Sports Reporter
YOU know you have no national football leadership when a major incident, like the one that exploded at Barbourfields on Sunday, passes without attracting their attention.
Four days into the week, which started with that orgy of violence in the City of Kings, the ZIFA normalisation committee have not issued even a sentence condemning the chaos.
Lincoln Mutasa and his team appear to have been flown, on a spacecraft, for a short holiday on Mars where they have been disconnected from the events unfolding in the constituency they claim to lead.
Or, as some now claim, which is being led, by remote control, by FIFA’s Solomon Mudege.
Probably, this explains the deafening silence from ZIFA because, from his base in Zurich, Mudege was more interested in the Euro 2024 qualifier between Switzerland and Andorra on Tuesday night.
Or, the normalisation committee do not know that they are the ultimate authority, when it comes to football in this country, and the PSL matches are played under their watch.
The match officials at Barbourfields on Sunday were chosen by the ZIFA Referees Committee and, even though their safety was under threat during the chaos, it appears it’s something that doesn’t concern Mutasa and his team.
To them, it appears, nothing happened at Barbourfields on Sunday.
In a normal football environment, one would have expected to see Mutasa at Barbourfields watching the biggest game in this country and exchanging notes with some of its stakeholders, especially those from Matabeleland.
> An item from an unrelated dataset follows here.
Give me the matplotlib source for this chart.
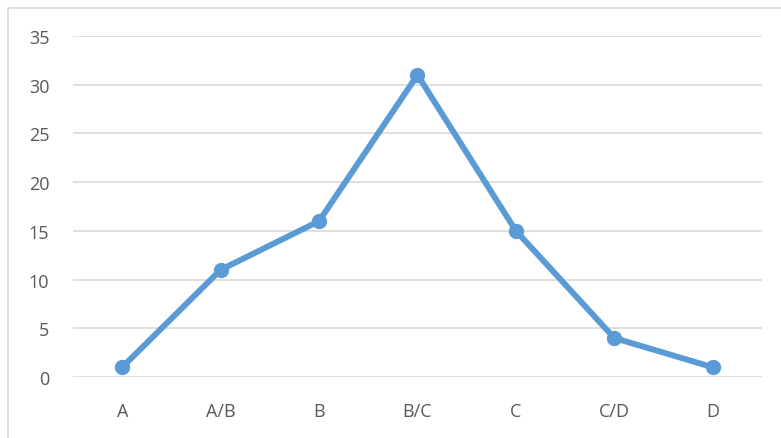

Maybe, as they showed in flying to Australia for the Women’s World Cup final, where – like kids in a toy shop they appeared overwhelmed to get selfies with outgoing FIFA secretary-general Fatma Samoura – their priorities are elsewhere.
If the trip to the City of Kings, for the Battle of Zimbabwe, came with beautiful perks like business class air travel, five-star hotels and generous travel and subsistence allowance, maybe the ZIFA NC members would have flown to Bulawayo.
Of course, they didn’t, and that’s not only worrying, especially given the pandemonium we saw at Barbourfields, but because none of them was there to try and help in dealing with the disturbances.
That probably explains why ZIFA have been quiet, as if the big match went according to plan, and ended as expected without any missile being thrown.
All that one sees on the ZIFA platforms this week have been the advertisements for a number of vacancies which have emerged at 53 Livingstone Avenue.
They are looking for a General Secretary, a Referees Development Officer and an accountant.
If any confirmation was needed to show that these ZIFA leaders are living on a different planet, these advertisements, in a week everyone would have been hoping for them to provide the leadership after the chaos at Barbourfields, hammers home the point.